MO-G-18C-06: MRI QC: Effects of Multi-Channel Coil Element Failure On Image Quality

Authors


Abstract

Purpose:

To quantitatively evaluate changes in phantom quality control (QC) measurements resulting from malfunctioning channels in multichannel brain coils during routine MRI QC.

Methods:

The large ACR MRI phantom was scanned on a 1.5T GE HDXt scanner using an 8-channel brain array and on a 1.5T Siemens Aera using a 20-channel head-neck array. For the 8-channel array, images were acquired by sequentially turning off an increasing number of adjacent channels. For the 20-channel array, images were acquired with various combinations of active coil elements. Percent integral uniformity (PIU), signal-to-noise ratio (SNR) and ghosting ratio were measured with and without uniformity correction (UC).

Results:

For the 8-channel array, SNR and PIU decreased with the number of inactive coil elements (57% and 34%, respectively). UC increased PIU to >82% and SNR to 80%, but also increased apparent ghosting due to background nonuniformity. For the 20-channel array, the central pair of element groups (H3-H4) closest to the phantom had the greatest impact on image quality. Without UC, PIU and SNR were similar when all groups or both H3-H4 were active. Without UC, PIU decreased by 50% when either H3 or H4 was deactivated. Noise greatly decreased resulting in a ∼500% increase in SNR. Without UC, SNR decreased by 60% and PIU increased when both H3-H4 were deactivated. PIU was most affected by UC (50%–160% increase).
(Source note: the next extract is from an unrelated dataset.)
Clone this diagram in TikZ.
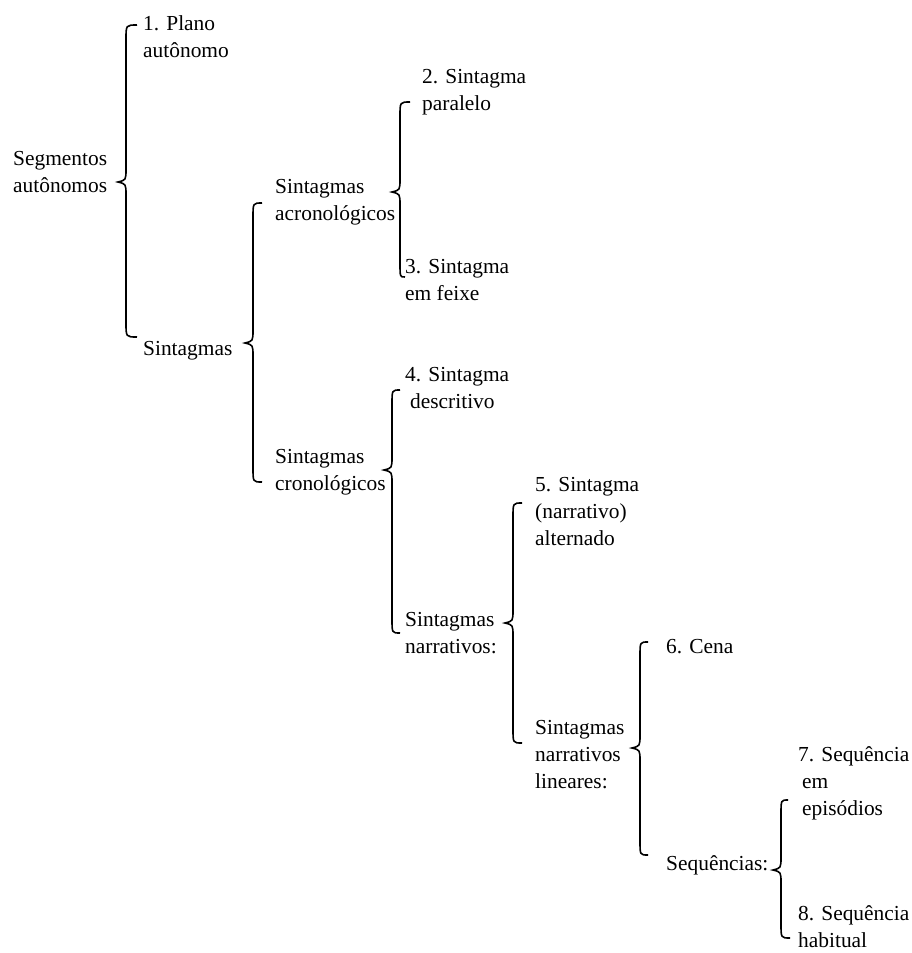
\documentclass[tikz,border=0pt]{standalone}
\usepackage{fontspec}
\setmainfont{Liberation Serif}
\usetikzlibrary{positioning,calc}

\newcommand{\drawbrace}[3]{%
  \draw[pbrace] let \p1=(#1), \p2=(#2), \p3=(#3) in
    (\p1) .. controls (\x2+8pt,\y1) .. (\x2+8pt,\y1-14pt)
    -- (\x2+8pt,\y2+13pt) .. controls (\x2+8pt,\y2+2pt) .. (\p2)
    .. controls (\x2+8pt,\y2-2pt) .. (\x2+8pt,\y2-13pt)
    -- (\x2+8pt,\y3+14pt) .. controls (\x2+8pt,\y3) .. (\p3);}

\begin{document}
\begin{tikzpicture}[x=1pt, y=-1pt]
\tikzset{
    plabel/.style= {anchor=base west, inner sep=0pt, align=left, font=\fontsize{21.4}{26.6}\selectfont},
    pbrace/.style= {black, line width=1.6pt},
}
\useasboundingbox (0,0) rectangle (911,953);

% labels, placed at the baseline of their last line
\node[plabel] (seg) at (13,192) {Segmentos\\autônomos};
\node[plabel] (p1) at (143,57) {1. Plano\\autônomo};
\node[plabel] (sint) at (143,355) {Sintagmas};

\node[plabel] (acro) at (275,220) {Sintagmas\\acronológicos};
\node[plabel] (p2) at (422,110) {2. Sintagma\\paralelo};
\node[plabel] (p3) at (405,300) {3. Sintagma\\em feixe};

\node[plabel] (cron) at (275,490) {Sintagmas\\cronológicos};
\node[plabel] (p4) at (405,408) {4. Sintagma\\\hspace*{5pt}descritivo};
\node[plabel] (narr) at (405,653) {Sintagmas\\narrativos:};

\node[plabel] (p5) at (535,545) {5. Sintagma\\(narrativo)\\alternado};
\node[plabel] (lin) at (535,788) {Sintagmas\\narrativos\\lineares:};

\node[plabel] (p6) at (666,653) {6. Cena};
\node[plabel] (seq) at (666,870) {Sequências:};

\node[plabel] (p7) at (798,815) {7. Sequência\\\hspace*{4pt}em\\\hspace*{4pt}episódios};
\node[plabel] (p8) at (798,947) {8. Sequência\\habitual};

% brace ends
\coordinate (segTop) at (137,25);
\coordinate (segMid) at (118,182);
\coordinate (segBot) at (137,337);
\coordinate (sintTop) at (262,203);
\coordinate (sintMid) at (245,343);
\coordinate (sintBot) at (262,482);
\coordinate (acroTop) at (410,102);
\coordinate (acroMid) at (392,192);
\coordinate (acroBot) at (405,277);
\coordinate (cronTop) at (400,390);
\coordinate (cronMid) at (384,470);
\coordinate (cronBot) at (400,633);
\coordinate (narrTop) at (522,503);
\coordinate (narrMid) at (505,623);
\coordinate (narrBot) at (522,743);
\coordinate (linTop) at (648,642);
\coordinate (linMid) at (632,748);
\coordinate (linBot) at (648,855);
\coordinate (seqTop) at (788,800);
\coordinate (seqMid) at (773,870);
\coordinate (seqBot) at (790,938);

\drawbrace{segTop}{segMid}{segBot}
\drawbrace{sintTop}{sintMid}{sintBot}
\drawbrace{acroTop}{acroMid}{acroBot}
\drawbrace{cronTop}{cronMid}{cronBot}
\drawbrace{narrTop}{narrMid}{narrBot}
\drawbrace{linTop}{linMid}{linBot}
\drawbrace{seqTop}{seqMid}{seqBot}
\end{tikzpicture}
\end{document}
For both coils, ghosting ratio generally increased with UC but not above ACR limit (2.5%). With UC applied, PIU failed the ACR limit (87.5%) when 2 elements of the 8-channel array or H3-H4 were inactive.

Conclusion:

Channel failure for the two multichannel arrays tested was reflected in changes in SNR and PIU. For daily MR QC, setting coil-specific SNR, PIU and ghosting QC limits to ensure the detection of malfunctioning elements is necessary due to coil design variations.